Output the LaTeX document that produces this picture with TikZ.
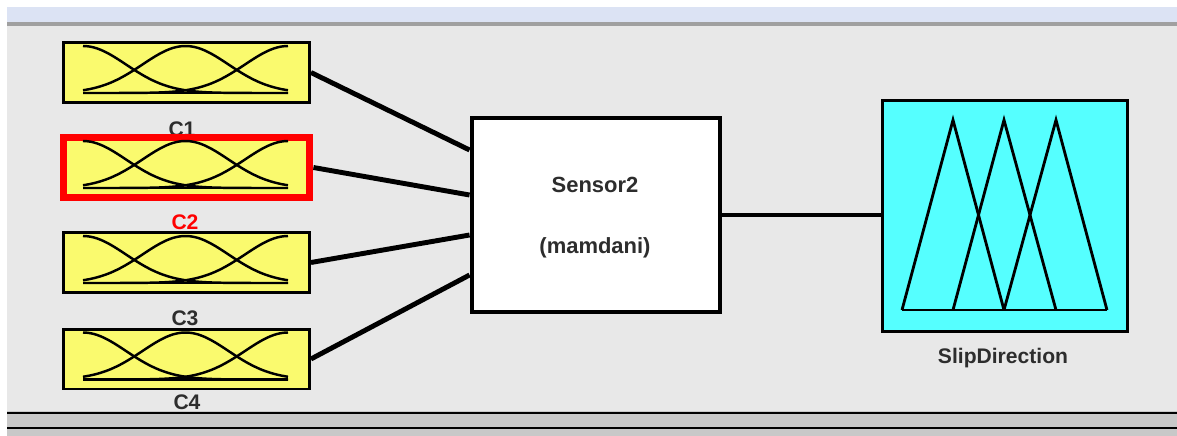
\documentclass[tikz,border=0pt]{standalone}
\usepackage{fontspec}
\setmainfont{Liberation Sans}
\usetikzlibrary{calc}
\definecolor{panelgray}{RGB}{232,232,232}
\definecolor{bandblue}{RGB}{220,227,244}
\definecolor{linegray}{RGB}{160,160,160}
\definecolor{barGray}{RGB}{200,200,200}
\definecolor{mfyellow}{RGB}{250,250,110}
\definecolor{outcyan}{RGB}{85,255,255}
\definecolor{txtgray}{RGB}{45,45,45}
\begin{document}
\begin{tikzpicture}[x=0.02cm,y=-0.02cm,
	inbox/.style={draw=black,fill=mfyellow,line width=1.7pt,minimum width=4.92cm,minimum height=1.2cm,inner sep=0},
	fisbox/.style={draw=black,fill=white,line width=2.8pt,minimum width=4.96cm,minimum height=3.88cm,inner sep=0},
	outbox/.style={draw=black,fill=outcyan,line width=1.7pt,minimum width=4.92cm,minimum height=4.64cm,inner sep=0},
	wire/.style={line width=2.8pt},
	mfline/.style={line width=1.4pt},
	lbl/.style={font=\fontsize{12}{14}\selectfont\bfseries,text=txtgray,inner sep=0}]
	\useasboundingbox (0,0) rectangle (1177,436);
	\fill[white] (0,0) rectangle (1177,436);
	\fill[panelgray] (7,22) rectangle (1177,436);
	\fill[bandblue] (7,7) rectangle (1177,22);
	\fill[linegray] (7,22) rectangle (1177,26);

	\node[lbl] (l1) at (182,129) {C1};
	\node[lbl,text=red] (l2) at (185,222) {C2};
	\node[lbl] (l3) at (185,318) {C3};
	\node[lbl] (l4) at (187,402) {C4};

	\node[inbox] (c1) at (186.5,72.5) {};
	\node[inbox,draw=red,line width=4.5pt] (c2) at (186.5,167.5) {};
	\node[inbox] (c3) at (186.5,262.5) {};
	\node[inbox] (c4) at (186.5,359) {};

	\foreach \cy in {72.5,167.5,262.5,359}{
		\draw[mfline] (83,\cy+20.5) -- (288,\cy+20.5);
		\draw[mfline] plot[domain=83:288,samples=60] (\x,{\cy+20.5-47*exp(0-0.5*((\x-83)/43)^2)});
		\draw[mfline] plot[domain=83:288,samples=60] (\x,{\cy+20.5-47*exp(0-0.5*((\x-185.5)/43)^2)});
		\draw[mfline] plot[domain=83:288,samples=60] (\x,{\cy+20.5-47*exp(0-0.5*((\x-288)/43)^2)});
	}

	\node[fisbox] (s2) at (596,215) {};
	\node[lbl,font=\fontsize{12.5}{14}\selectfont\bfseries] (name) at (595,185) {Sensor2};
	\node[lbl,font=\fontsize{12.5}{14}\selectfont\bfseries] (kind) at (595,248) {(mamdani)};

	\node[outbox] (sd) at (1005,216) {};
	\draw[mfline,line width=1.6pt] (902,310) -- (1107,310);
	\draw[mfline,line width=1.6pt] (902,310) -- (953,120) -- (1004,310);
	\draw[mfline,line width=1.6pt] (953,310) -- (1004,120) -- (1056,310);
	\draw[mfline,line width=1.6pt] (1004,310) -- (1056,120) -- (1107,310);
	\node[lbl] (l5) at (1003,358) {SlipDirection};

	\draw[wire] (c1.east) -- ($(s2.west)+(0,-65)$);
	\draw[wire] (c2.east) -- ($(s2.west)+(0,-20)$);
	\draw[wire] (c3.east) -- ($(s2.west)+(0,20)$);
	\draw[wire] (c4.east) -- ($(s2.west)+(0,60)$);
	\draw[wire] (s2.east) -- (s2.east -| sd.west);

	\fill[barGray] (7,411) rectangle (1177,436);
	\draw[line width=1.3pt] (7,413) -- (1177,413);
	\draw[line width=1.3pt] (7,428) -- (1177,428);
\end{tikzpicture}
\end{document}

——

Instructions to follow: Return all of the data exactly as written, and drop the pictures.

Exercise solution:
Output the LaTeX document that produces this picture with TikZ.
\documentclass[tikz,border=0pt]{standalone}
\usepackage{fontspec}
\setmainfont{Liberation Sans}
\usetikzlibrary{calc}
\definecolor{panelgray}{RGB}{232,232,232}
\definecolor{bandblue}{RGB}{220,227,244}
\definecolor{linegray}{RGB}{160,160,160}
\definecolor{barGray}{RGB}{200,200,200}
\definecolor{mfyellow}{RGB}{250,250,110}
\definecolor{outcyan}{RGB}{85,255,255}
\definecolor{txtgray}{RGB}{45,45,45}
\begin{document}
\begin{tikzpicture}[x=0.02cm,y=-0.02cm,
	inbox/.style={draw=black,fill=mfyellow,line width=1.7pt,minimum width=4.92cm,minimum height=1.2cm,inner sep=0},
	fisbox/.style={draw=black,fill=white,line width=2.8pt,minimum width=4.96cm,minimum height=3.88cm,inner sep=0},
	outbox/.style={draw=black,fill=outcyan,line width=1.7pt,minimum width=4.92cm,minimum height=4.64cm,inner sep=0},
	wire/.style={line width=2.8pt},
	mfline/.style={line width=1.4pt},
	lbl/.style={font=\fontsize{12}{14}\selectfont\bfseries,text=txtgray,inner sep=0}]
	\useasboundingbox (0,0) rectangle (1177,436);
	\fill[white] (0,0) rectangle (1177,436);
	\fill[panelgray] (7,22) rectangle (1177,436);
	\fill[bandblue] (7,7) rectangle (1177,22);
	\fill[linegray] (7,22) rectangle (1177,26);

	\node[lbl] (l1) at (182,129) {C1};
	\node[lbl,text=red] (l2) at (185,222) {C2};
	\node[lbl] (l3) at (185,318) {C3};
	\node[lbl] (l4) at (187,402) {C4};

	\node[inbox] (c1) at (186.5,72.5) {};
	\node[inbox,draw=red,line width=4.5pt] (c2) at (186.5,167.5) {};
	\node[inbox] (c3) at (186.5,262.5) {};
	\node[inbox] (c4) at (186.5,359) {};

	\foreach \cy in {72.5,167.5,262.5,359}{
		\draw[mfline] (83,\cy+20.5) -- (288,\cy+20.5);
		\draw[mfline] plot[domain=83:288,samples=60] (\x,{\cy+20.5-47*exp(0-0.5*((\x-83)/43)^2)});
		\draw[mfline] plot[domain=83:288,samples=60] (\x,{\cy+20.5-47*exp(0-0.5*((\x-185.5)/43)^2)});
		\draw[mfline] plot[domain=83:288,samples=60] (\x,{\cy+20.5-47*exp(0-0.5*((\x-288)/43)^2)});
	}

	\node[fisbox] (s2) at (596,215) {};
	\node[lbl,font=\fontsize{12.5}{14}\selectfont\bfseries] (name) at (595,185) {Sensor2};
	\node[lbl,font=\fontsize{12.5}{14}\selectfont\bfseries] (kind) at (595,248) {(mamdani)};

	\node[outbox] (sd) at (1005,216) {};
	\draw[mfline,line width=1.6pt] (902,310) -- (1107,310);
	\draw[mfline,line width=1.6pt] (902,310) -- (953,120) -- (1004,310);
	\draw[mfline,line width=1.6pt] (953,310) -- (1004,120) -- (1056,310);
	\draw[mfline,line width=1.6pt] (1004,310) -- (1056,120) -- (1107,310);
	\node[lbl] (l5) at (1003,358) {SlipDirection};

	\draw[wire] (c1.east) -- ($(s2.west)+(0,-65)$);
	\draw[wire] (c2.east) -- ($(s2.west)+(0,-20)$);
	\draw[wire] (c3.east) -- ($(s2.west)+(0,20)$);
	\draw[wire] (c4.east) -- ($(s2.west)+(0,60)$);
	\draw[wire] (s2.east) -- (s2.east -| sd.west);

	\fill[barGray] (7,411) rectangle (1177,436);
	\draw[line width=1.3pt] (7,413) -- (1177,413);
	\draw[line width=1.3pt] (7,428) -- (1177,428);
\end{tikzpicture}
\end{document}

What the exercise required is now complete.